Bhawaiya is a famous folk music of Cooch Behar
district of West Bengal
. It is performed both as solo and in chorus. The origin of this genre of songs is quite controversial. The word Bhawaiya originated from `Bhawa`, which means low lying land of shrubs and vegetables. The songs were initially sung by the buffalo keepers while ploughing the lands. Another research has furnished that Bhawaiya has been derived from the word `bao`, meaning breeze. Thus the name signifies a song that is pleasant and random like the wind that blows in the northern Bengal. . It is also believed that Bhawaiya comes from `Bhava` which refers to emotions. Bhawaiya songs are characterized by deep feelings of love and melancholy.
Types of Bhawaiya
Bhawaiya can be categorized as two types where one uses melancholic notes and the other uses skipping tone or chatka. The first type of Bhawaiya depicts tender feelings of a woman about love and separation. The second category is fast paced and comic in nature.
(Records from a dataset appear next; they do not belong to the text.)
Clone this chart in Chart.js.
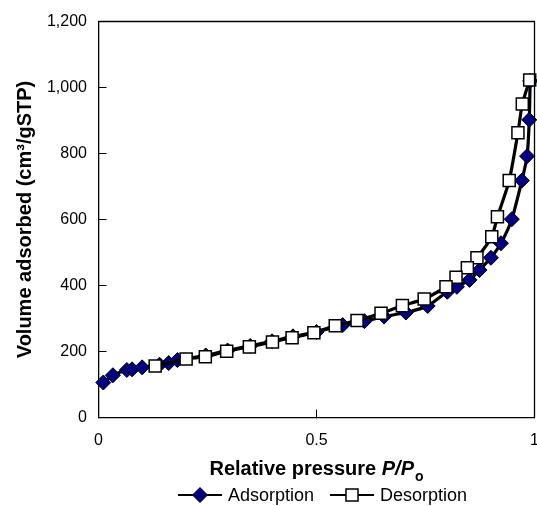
<!DOCTYPE html>
<html>
<head>
<meta charset="utf-8">
<script src="https://cdn.jsdelivr.net/npm/chart.js@4/dist/chart.umd.min.js"></script>
<style>
  html, body { margin: 0; padding: 0; background: #fff; }
  #wrap { width: 537px; height: 506px; }
</style>
</head>
<body>
<div id="wrap"><canvas id="isoChart" width="537" height="506"></canvas></div>
<script>
// relative pressure P/Po and adsorbed volume (cm3/gSTP)
var adsorptionP = [0.011, 0.033, 0.065, 0.077, 0.100, 0.140, 0.161, 0.181, 0.246, 0.296, 0.348, 0.398, 0.446, 0.500,
                   0.560, 0.610, 0.655, 0.705, 0.755, 0.800, 0.822, 0.851, 0.874, 0.900, 0.923, 0.948, 0.971, 0.983, 0.988, 0.990];
var adsorptionV = [106, 128, 144, 146, 152, 160, 165, 174, 188, 203, 217, 231, 246, 259,
                   280, 292, 306, 318, 338, 381, 396, 417, 447, 484, 528, 601, 718, 792, 902, 1020];

var desorptionP = [0.989, 0.972, 0.962, 0.942, 0.915, 0.902, 0.868, 0.846, 0.820, 0.797, 0.747, 0.697,
                   0.648, 0.593, 0.543, 0.494, 0.444, 0.399, 0.346, 0.294, 0.245, 0.201, 0.130];
var desorptionV = [1023, 950, 863, 718, 608, 548, 484, 454, 425, 396, 359, 339,
                   316, 294, 278, 257, 242, 229, 214, 201, 184, 177, 156];

var seriesNames = ["Adsorption", "Desorption"];
var xTitle = ["Relative pressure ", "P/P", "o"];
var yTitle = "Volume adsorbed (cm\u00B3/gSTP)";

var FONT = "'Liberation Sans', Arial, sans-serif";

function toPoints(xs, ys) {
    return xs.map(function (x, i) { return {x: x, y: ys[i]}; });
}

// box around plot, x axis title and legend (line + marker like the original)
var extras = {
    id: 'extras',
    afterDraw: function (chart) {
        var ctx = chart.ctx;
        var a = chart.chartArea;
        ctx.save();
        ctx.strokeStyle = '#000';
        ctx.lineWidth = 1.3;
        ctx.beginPath();
        ctx.moveTo(a.left, a.top);
        ctx.lineTo(a.right, a.top);
        ctx.lineTo(a.right, a.bottom);
        ctx.stroke();

        // x title with italic P/P and subscript o
        var mid = (a.left + a.right) / 2;
        var base = 475;
        ctx.fillStyle = '#000';
        ctx.textBaseline = 'alphabetic';
        ctx.font = 'bold 20px ' + FONT;
        var w1 = ctx.measureText(xTitle[0]).width;
        ctx.font = 'italic bold 20px ' + FONT;
        var w2 = ctx.measureText(xTitle[1]).width;
        ctx.font = 'bold 14px ' + FONT;
        var w3 = ctx.measureText(xTitle[2]).width;
        var x = mid - (w1 + w2 + w3 + 1) / 2;
        ctx.font = 'bold 20px ' + FONT;
        ctx.fillText(xTitle[0], x, base);
        ctx.font = 'italic bold 20px ' + FONT;
        ctx.fillText(xTitle[1], x + w1, base);
        ctx.font = 'bold 14px ' + FONT;
        ctx.fillText(xTitle[2], x + w1 + w2 + 1, base + 6);

        // legend
        var ly = 495;
        var starts = [178, 330];
        ctx.font = '18px ' + FONT;
        ctx.textBaseline = 'middle';
        chart.data.datasets.forEach(function (ds, i) {
            var lx = starts[i];
            ctx.strokeStyle = '#000';
            ctx.lineWidth = 2;
            ctx.beginPath();
            ctx.moveTo(lx, ly);
            ctx.lineTo(lx + 44, ly);
            ctx.stroke();
            ctx.fillStyle = ds.pointBackgroundColor;
            ctx.strokeStyle = ds.pointBorderColor;
            ctx.lineWidth = ds.pointBorderWidth;
            Chart.helpers.drawPoint(ctx, {
                pointStyle: ds.pointStyle, radius: ds.pointRadius,
                rotation: 0, borderWidth: ds.pointBorderWidth
            }, lx + 22, ly);
            ctx.fillStyle = '#000';
            ctx.fillText(ds.label, lx + 50, ly + 1);
        });
        ctx.restore();
    }
};

var ctxI = document.getElementById("isoChart").getContext('2d');
var isoChart = new Chart(ctxI, {
    type: 'scatter',
    data: {
        datasets: [{
                label: seriesNames[0],
                data: toPoints(adsorptionP, adsorptionV),
                showLine: true,
                tension: 0.2,
                borderColor: '#000',
                borderWidth: 3.2,
                pointStyle: 'rectRot',
                pointRadius: 7.5,
                pointBackgroundColor: '#000080',
                pointBorderColor: '#000',
                pointBorderWidth: 1,
                order: 2
            }, {
                label: seriesNames[1],
                data: toPoints(desorptionP, desorptionV),
                showLine: true,
                tension: 0.2,
                borderColor: '#000',
                borderWidth: 3.2,
                pointStyle: 'rect',
                pointRadius: 8.5,
                pointBackgroundColor: '#fff',
                pointBorderColor: '#000',
                pointBorderWidth: 1.5,
                order: 1
            }
        ]
    },
    options: {
        responsive: false,
        animation: false,
        clip: false,
        layout: {autoPadding: false, padding: {top: 21.5, right: 2.5, left: 0, bottom: 0}},
        plugins: {
            legend: {display: false},
            tooltip: {enabled: false}
        },
        scales: {
            x: {
                type: 'linear',
                min: 0,
                max: 1,
                ticks: {
                    stepSize: 0.5, color: '#000', padding: 21.5, font: {family: FONT, size: 16},
                    callback: function (v) { return String(v); }
                },
                grid: {drawOnChartArea: false, drawTicks: true, tickLength: -8, color: '#000', lineWidth: 1},
                border: {color: '#000', width: 1.3},
                afterFit: function (s) { s.height = 88.5; s.paddingLeft = 0; s.paddingRight = 0; }
            },
            y: {
                min: 0,
                max: 1200,
                ticks: {stepSize: 200, color: '#000', padding: 19.5, font: {family: FONT, size: 16}},
                grid: {drawOnChartArea: false, drawTicks: true, tickLength: -8, color: '#000', lineWidth: 1},
                border: {color: '#000', width: 1.3},
                title: {display: true, text: yTitle, color: '#000', padding: {top: 13, bottom: 0},
                        font: {family: FONT, size: 20, weight: 'bold'}},
                afterFit: function (s) { s.width = 98.5; s.paddingTop = 0; s.paddingBottom = 0; }
            }
        }
    },
    plugins: [extras]
});
</script>
</body>
</html>
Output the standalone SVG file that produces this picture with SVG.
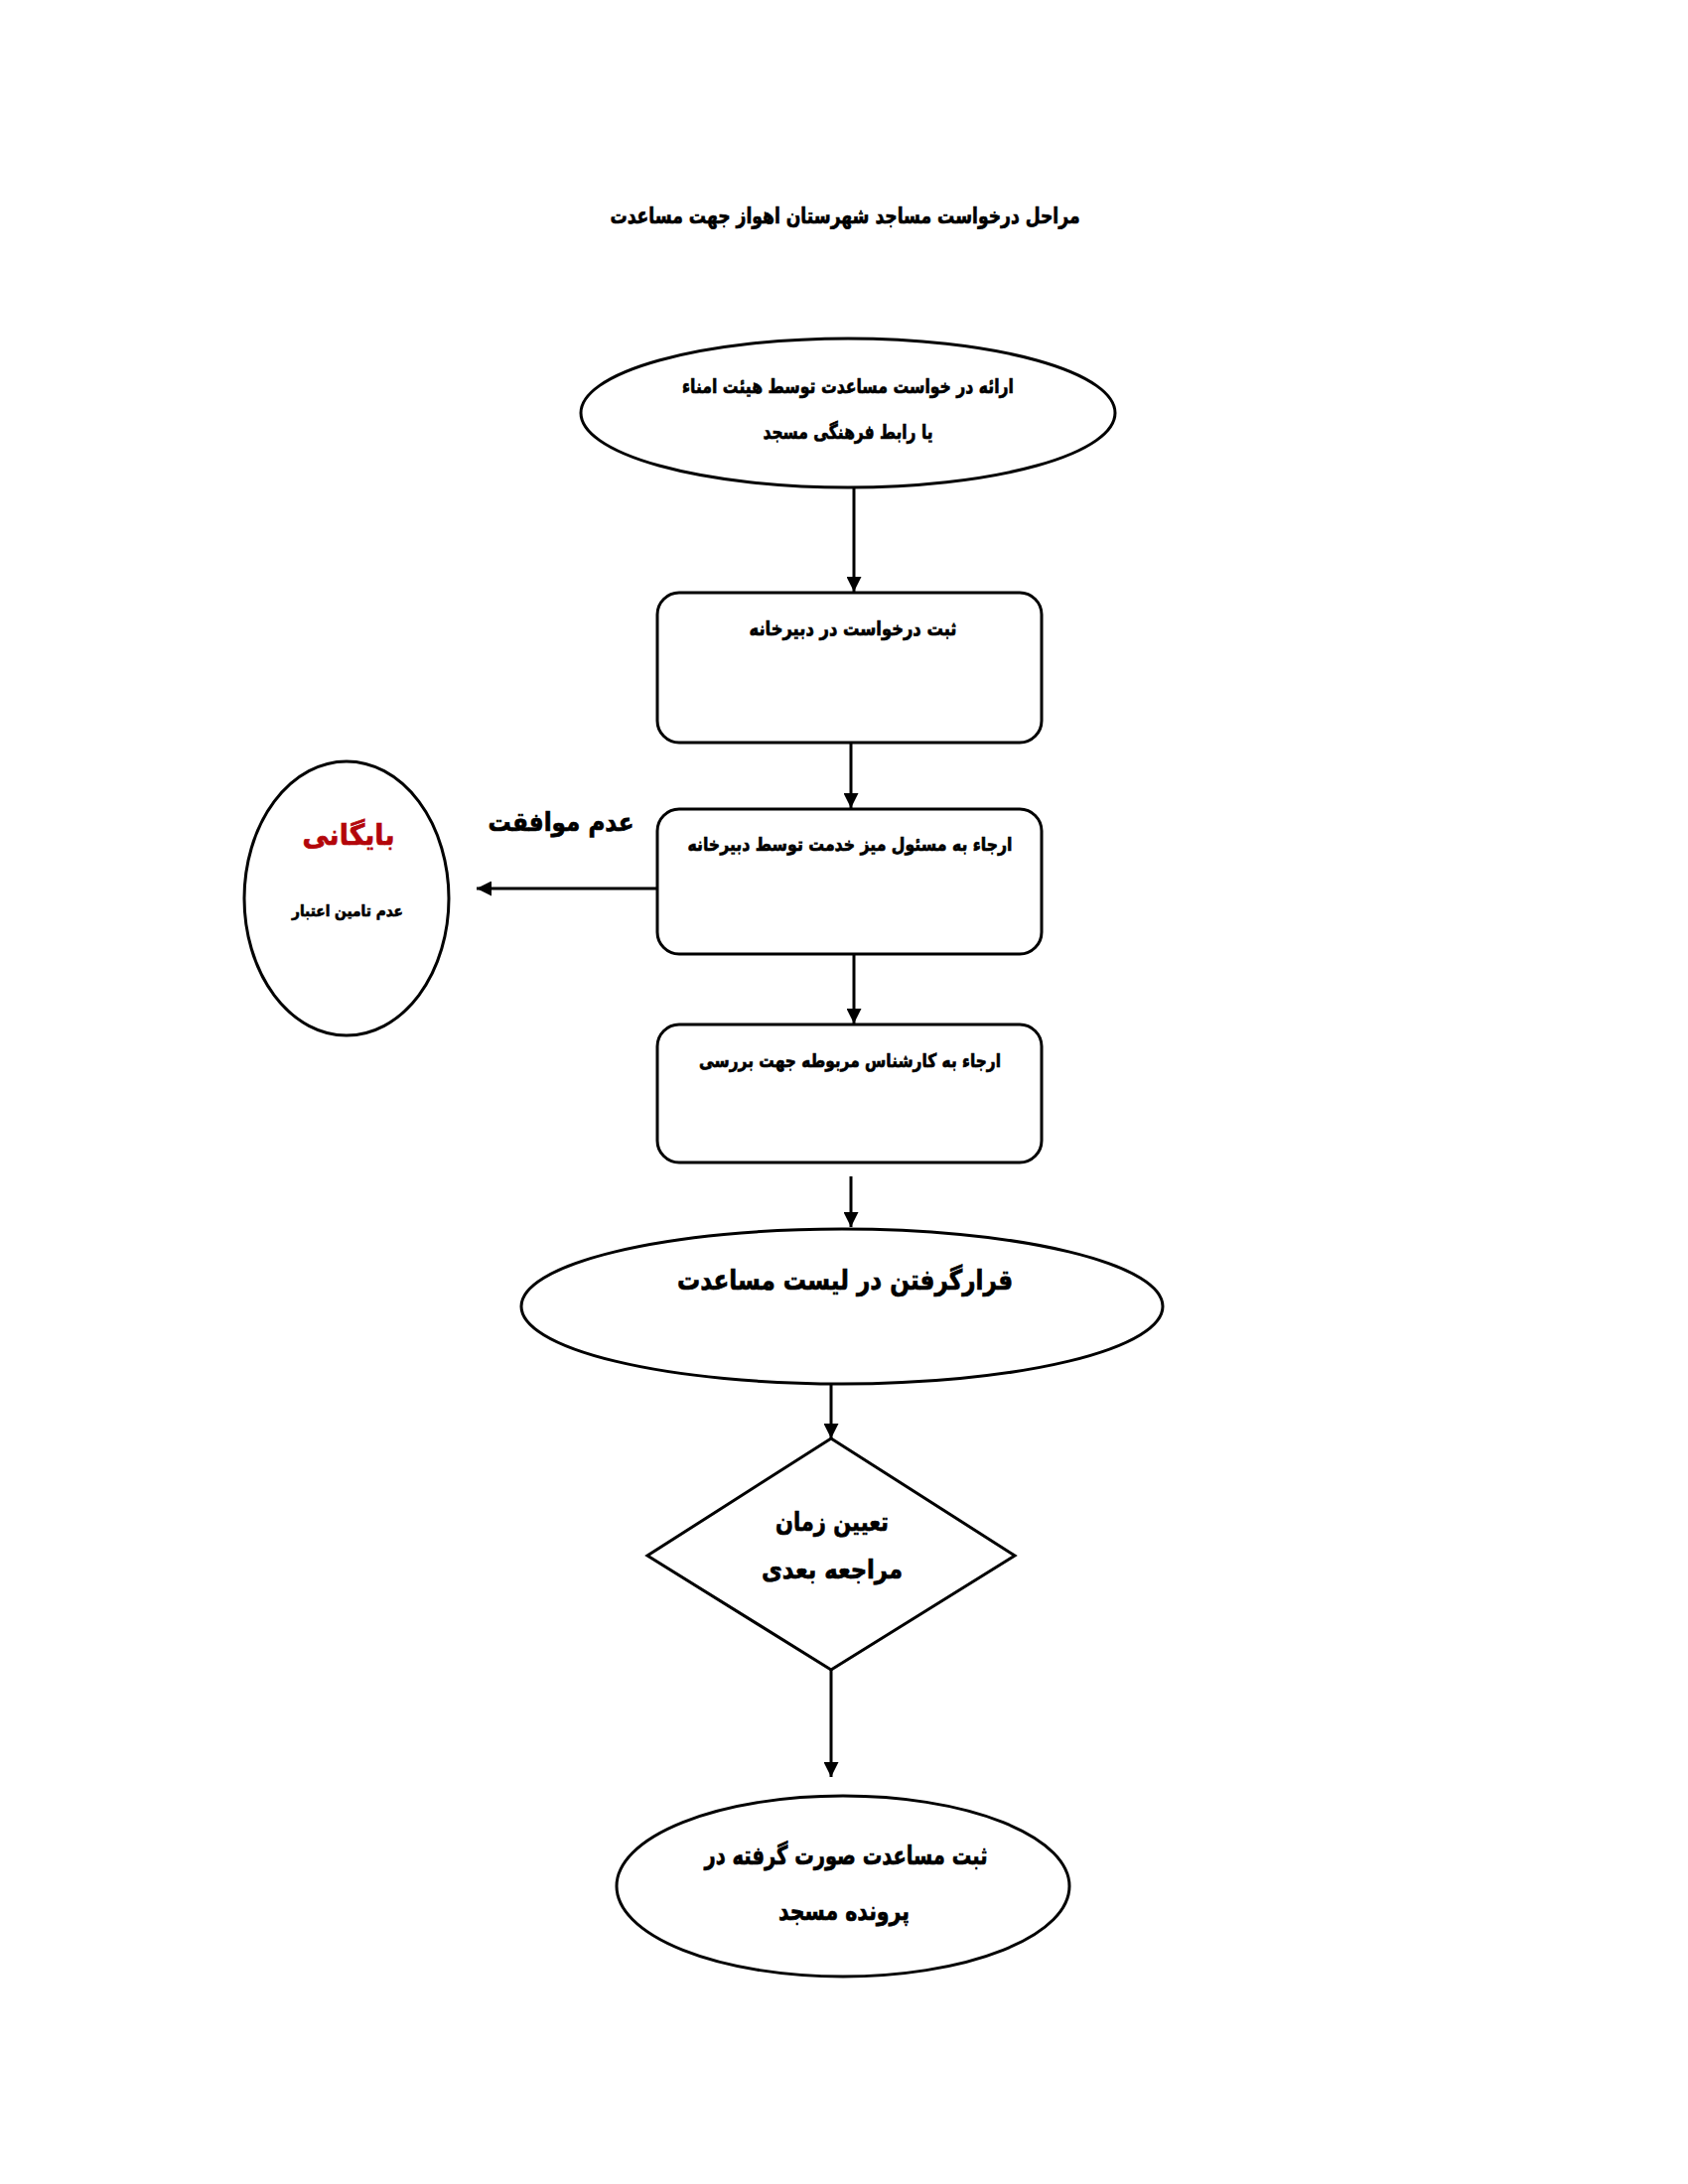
<svg xmlns="http://www.w3.org/2000/svg" width="1700" height="2200" viewBox="0 0 1700 2200">
<defs>
<marker id="arr" viewBox="0 0 10 10" refX="10" refY="5" markerWidth="5" markerHeight="5" orient="auto" markerUnits="strokeWidth">
<path d="M0,0 L10,5 L0,10 z" fill="#000"/>
</marker>
<style>
.shape{fill:#fff;stroke:#000;stroke-width:3}
.t{font-family:"DejaVu Sans",sans-serif;font-weight:bold;fill:#000;stroke:#000;stroke-width:0.7;text-anchor:middle}
.red{fill:#b3060a;stroke:#b3060a}
.conn line{stroke:#000;stroke-width:3;marker-end:url(#arr)}
</style>
</defs>
<rect width="1700" height="2200" fill="#fff"/>
<text class="t" x="851" y="225" font-size="22" direction="rtl" textLength="473" lengthAdjust="spacingAndGlyphs">مراحل درخواست مساجد  شهرستان اهواز جهت مساعدت</text>

<g id="connectors" class="conn">
<line x1="860" y1="491" x2="860" y2="596"/>
<line x1="857" y1="748" x2="857" y2="814"/>
<line x1="662" y1="895" x2="480" y2="895"/>
<line x1="860" y1="961" x2="860" y2="1031"/>
<line x1="857" y1="1185" x2="857" y2="1236"/>
<line x1="837" y1="1394" x2="837" y2="1449"/>
<line x1="837" y1="1682" x2="837" y2="1790"/>
</g>

<g id="n1">
<ellipse class="shape" cx="854" cy="416" rx="269" ry="75"/>
<text class="t" x="854" y="396" font-size="20" direction="rtl" textLength="334" lengthAdjust="spacingAndGlyphs">ارائه در خواست  مساعدت توسط هیئت امناء</text>
<text class="t" x="854" y="442" font-size="20" direction="rtl" textLength="171" lengthAdjust="spacingAndGlyphs">یا رابط فرهنگی مسجد</text>
</g>

<g id="n2">
<rect class="shape" x="662" y="597" width="387" height="151" rx="22"/>
<text class="t" x="859" y="640" font-size="20" direction="rtl" textLength="209" lengthAdjust="spacingAndGlyphs">ثبت درخواست در دبیرخانه</text>
</g>

<g id="n3">
<rect class="shape" x="662" y="815" width="387" height="146" rx="22"/>
<text class="t" x="856" y="857" font-size="19" direction="rtl" textLength="327" lengthAdjust="spacingAndGlyphs">ارجاء به مسئول میز خدمت توسط دبیرخانه</text>
</g>

<g id="label-reject">
<text class="t" x="565" y="837" font-size="26" direction="rtl" textLength="147" lengthAdjust="spacingAndGlyphs">عدم موافقت</text>
</g>

<g id="n-archive">
<ellipse class="shape" cx="349" cy="905" rx="103" ry="138"/>
<text class="t red" x="351" y="851" font-size="29" direction="rtl" textLength="93" lengthAdjust="spacingAndGlyphs">بایگانی</text>
<text class="t" x="350" y="923" font-size="16" direction="rtl" textLength="112" lengthAdjust="spacingAndGlyphs">عدم تامین اعتبار</text>
</g>

<g id="n4">
<rect class="shape" x="662" y="1032" width="387" height="139" rx="22"/>
<text class="t" x="856" y="1075" font-size="19" direction="rtl" textLength="304" lengthAdjust="spacingAndGlyphs">ارجاء به کارشناس مربوطه جهت بررسی</text>
</g>

<g id="n5">
<ellipse class="shape" cx="848" cy="1316" rx="323" ry="78"/>
<text class="t" x="851" y="1299" font-size="28" direction="rtl" textLength="338" lengthAdjust="spacingAndGlyphs">قرارگرفتن در لیست مساعدت</text>
</g>

<g id="n6">
<polygon class="shape" points="837,1449 1022,1567 837,1682 652,1567"/>
<text class="t" x="838" y="1542" font-size="26" direction="rtl" textLength="114" lengthAdjust="spacingAndGlyphs">تعیین زمان</text>
<text class="t" x="838" y="1590" font-size="26" direction="rtl" textLength="142" lengthAdjust="spacingAndGlyphs">مراجعه بعدی</text>
</g>

<g id="n7">
<ellipse class="shape" cx="849" cy="1900" rx="228" ry="91"/>
<text class="t" x="852" y="1878" font-size="26" direction="rtl" textLength="285" lengthAdjust="spacingAndGlyphs">ثبت مساعدت صورت گرفته در</text>
<text class="t" x="850" y="1934" font-size="26" direction="rtl" textLength="132" lengthAdjust="spacingAndGlyphs">پرونده مسجد</text>
</g>
</svg>
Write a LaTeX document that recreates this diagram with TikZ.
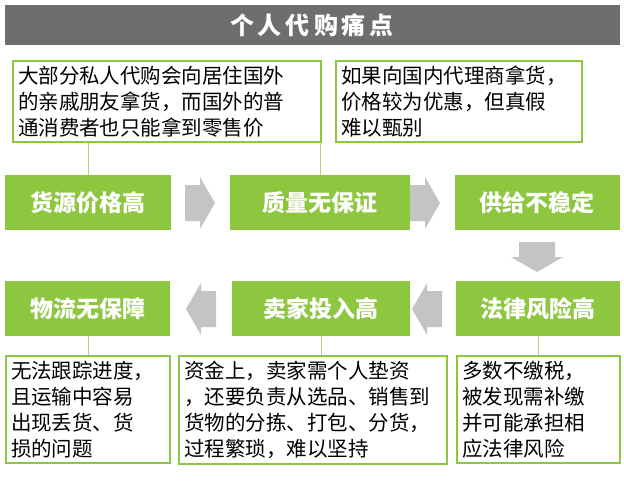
\documentclass[tikz,border=0pt]{standalone}
\usepackage{fontspec}
\setmainfont{Noto Sans CJK SC}
\definecolor{leaf}{HTML}{8DC63F}
\definecolor{bar}{HTML}{6E6E6E}
\definecolor{arrowgray}{HTML}{C4C4C4}
\tikzset{
  stage/.style={fill=leaf, text=white, font=\bfseries\fontsize{23}{26}\selectfont},
  note/.style={draw=leaf, line width=2pt, fill=white, align=left, inner sep=5pt,
    font=\fontsize{20.5}{26}\selectfont, anchor=north west},
  flowarrow/.pic={\fill[arrowgray] (-15,-18) -- (0,-18) -- (0,-26) -- (15,0) -- (0,26) -- (0,18) -- (-15,18) -- cycle;},
  link/.style={leaf!70, line width=0.8pt}
}
\begin{document}
\begin{tikzpicture}[x=1pt,y=-1pt]
  \useasboundingbox (0,0) rectangle (624,482);
  % title bar
  \fill[bar] (5,5) rectangle (620,45);
  \node[text=white, font=\bfseries\fontsize{24}{26}\selectfont] (title) at (312,25) {个\,人\,代\,购\,痛\,点};

  % stages
  \fill[stage] (5,175) rectangle (171,230);
  \node[stage] (price) at (88,203) {货源价格高};
  \fill[stage] (230,175) rectangle (410,230);
  \node[stage] (quality) at (320,203) {质量无保证};
  \fill[stage] (455,175) rectangle (620,230);
  \node[stage] (supply) at (537,203) {供给不稳定};
  \fill[stage] (456,281) rectangle (620,336);
  \node[stage] (legal) at (538,309) {法律风险高};
  \fill[stage] (232,281) rectangle (410,336);
  \node[stage] (cost) at (321,309) {卖家投入高};
  \fill[stage] (5,281) rectangle (170,336);
  \node[stage] (logistics) at (88,309) {物流无保障};

  % arrows
  \pic at (200,203) {flowarrow};
  \pic at (425,203) {flowarrow};
  \pic[rotate=-90] at (537,257) {flowarrow};
  \pic[rotate=180] at (427,309) {flowarrow};
  \pic[rotate=180] at (201,309) {flowarrow};

  % notes
  \node[note, text width=298pt] (n1) at (12,60) {大部分私人代购会向居住国外\\的亲戚朋友拿货，而国外的普\\通消费者也只能拿到零售价};
  \node[note, text width=236pt] (n2) at (335,60) {如果向国内代理商拿货，\\价格较为优惠，但真假\\难以甄别};
  \node[note, text width=154pt] (n3) at (5,355) {无法跟踪进度，\\且运输中容易\\出现丢货、货\\损的问题};
  \node[note, text width=258pt] (n4) at (178,355) {资金上，卖家需个人垫资\\，还要负责从选品、销售到\\货物的分拣、打包、分货，\\过程繁琐，难以坚持};
  \node[note, text width=153pt] (n5) at (456,355) {多数不缴税，\\被发现需补缴\\并可能承担相\\应法律风险};

  % links
  \draw[link] (n1.south -| price) -- (price |- 0,175);
  \draw[link] (n2.south -| quality) -- (quality |- 0,175);
  \draw[link] (logistics |- 0,336) -- (n3.north -| logistics);
  \draw[link] (cost |- 0,336) -- (n4.north -| cost);
  \draw[link] (legal |- 0,336) -- (n5.north -| legal);
\end{tikzpicture}
\end{document}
The songs convey ambitions, expectations and conflicts in a family life. Kshirol refers to the third category which is an amalgamation of previous two tunes. Dotara
serves as the ideal accompaniment in Bhawaiya songs.
Features of Bhawaiya
The most prominent feature of Bhawaiya songs are its typical tonal structure in which the reflection of topographical condition, phonetic and ethnic characteristics of the region can be found. The musical notes of this genre of songs usually stay within the middle octave. However, in some of the songs upper octave is also reached. These songs are generally sung in high pitched voice. Voice modulation and use of numerous microtunes are very prominent in Bhawaiya.
Bhawaiya songs have now been also adopted in Bengali Cinemas
. Eminent singers of this genre of music are Abbasuddin Ahmed, who popularized these songs in Bangladesh, Firdousi Rahman and Mustafa Zaman Abbasi.